— YOUR TASK —
Begin at the line containing "Write the Bokeh code for this chart." and stop at the line containing "p.title.standoff = 3"; copy those lines exactly, ends included, and nothing else.

— THE DATA —

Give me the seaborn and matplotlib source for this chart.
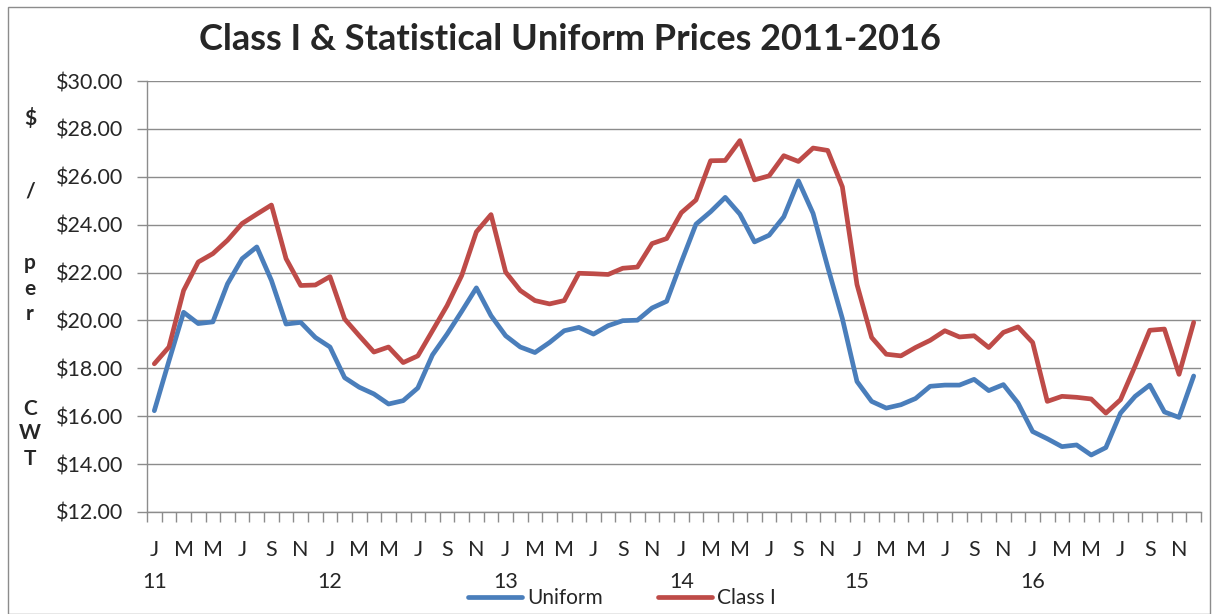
---
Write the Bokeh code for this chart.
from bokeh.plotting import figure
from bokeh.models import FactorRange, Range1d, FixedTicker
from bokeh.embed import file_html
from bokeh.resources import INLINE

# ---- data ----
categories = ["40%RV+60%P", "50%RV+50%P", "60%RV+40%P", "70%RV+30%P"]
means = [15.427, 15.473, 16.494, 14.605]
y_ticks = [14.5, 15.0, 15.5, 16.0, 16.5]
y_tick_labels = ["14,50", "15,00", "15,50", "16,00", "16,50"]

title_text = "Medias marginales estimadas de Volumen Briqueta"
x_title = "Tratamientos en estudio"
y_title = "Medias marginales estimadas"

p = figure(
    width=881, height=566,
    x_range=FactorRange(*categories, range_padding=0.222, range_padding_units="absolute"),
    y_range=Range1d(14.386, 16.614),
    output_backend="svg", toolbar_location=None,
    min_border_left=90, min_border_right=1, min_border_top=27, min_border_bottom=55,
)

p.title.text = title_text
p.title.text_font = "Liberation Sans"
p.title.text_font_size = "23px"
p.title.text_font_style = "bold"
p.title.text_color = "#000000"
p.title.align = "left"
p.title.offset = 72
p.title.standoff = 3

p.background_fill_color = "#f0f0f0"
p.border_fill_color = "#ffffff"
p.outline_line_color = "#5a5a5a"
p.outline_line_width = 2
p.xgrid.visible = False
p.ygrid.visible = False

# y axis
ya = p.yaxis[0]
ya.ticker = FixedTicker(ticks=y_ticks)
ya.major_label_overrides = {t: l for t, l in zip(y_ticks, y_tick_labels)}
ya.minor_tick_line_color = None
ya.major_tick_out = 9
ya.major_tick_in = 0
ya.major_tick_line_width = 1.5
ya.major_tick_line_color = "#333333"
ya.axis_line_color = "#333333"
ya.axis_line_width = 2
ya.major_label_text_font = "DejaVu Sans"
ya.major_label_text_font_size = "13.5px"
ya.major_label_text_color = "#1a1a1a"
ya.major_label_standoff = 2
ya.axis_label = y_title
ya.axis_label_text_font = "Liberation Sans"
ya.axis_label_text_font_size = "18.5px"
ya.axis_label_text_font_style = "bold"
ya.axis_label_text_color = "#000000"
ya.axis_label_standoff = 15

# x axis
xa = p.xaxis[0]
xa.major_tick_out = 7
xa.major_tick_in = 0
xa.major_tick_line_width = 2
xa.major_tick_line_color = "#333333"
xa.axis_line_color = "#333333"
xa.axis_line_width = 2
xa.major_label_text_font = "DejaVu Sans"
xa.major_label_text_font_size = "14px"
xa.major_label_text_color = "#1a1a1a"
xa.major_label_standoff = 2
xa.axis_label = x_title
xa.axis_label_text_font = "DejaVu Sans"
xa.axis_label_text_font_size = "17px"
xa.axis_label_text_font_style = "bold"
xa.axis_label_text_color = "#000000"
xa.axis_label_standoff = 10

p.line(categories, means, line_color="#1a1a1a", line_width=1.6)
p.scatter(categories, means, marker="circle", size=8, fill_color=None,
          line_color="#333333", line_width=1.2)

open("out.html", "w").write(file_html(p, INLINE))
---
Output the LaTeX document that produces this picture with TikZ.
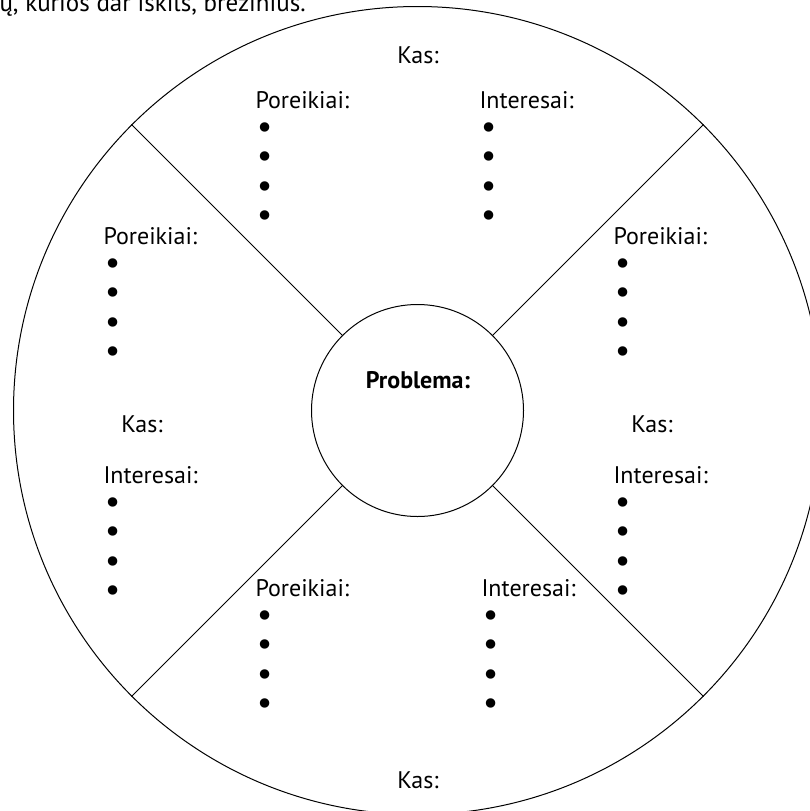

— THE RESULT —
Write the Bokeh code for this chart.
from bokeh.plotting import figure
from bokeh.models import FactorRange, Range1d, FixedTicker
from bokeh.embed import file_html
from bokeh.resources import INLINE

# ---- data ----
categories = ["40%RV+60%P", "50%RV+50%P", "60%RV+40%P", "70%RV+30%P"]
means = [15.427, 15.473, 16.494, 14.605]
y_ticks = [14.5, 15.0, 15.5, 16.0, 16.5]
y_tick_labels = ["14,50", "15,00", "15,50", "16,00", "16,50"]

title_text = "Medias marginales estimadas de Volumen Briqueta"
x_title = "Tratamientos en estudio"
y_title = "Medias marginales estimadas"

p = figure(
    width=881, height=566,
    x_range=FactorRange(*categories, range_padding=0.222, range_padding_units="absolute"),
    y_range=Range1d(14.386, 16.614),
    output_backend="svg", toolbar_location=None,
    min_border_left=90, min_border_right=1, min_border_top=27, min_border_bottom=55,
)

p.title.text = title_text
p.title.text_font = "Liberation Sans"
p.title.text_font_size = "23px"
p.title.text_font_style = "bold"
p.title.text_color = "#000000"
p.title.align = "left"
p.title.offset = 72
p.title.standoff = 3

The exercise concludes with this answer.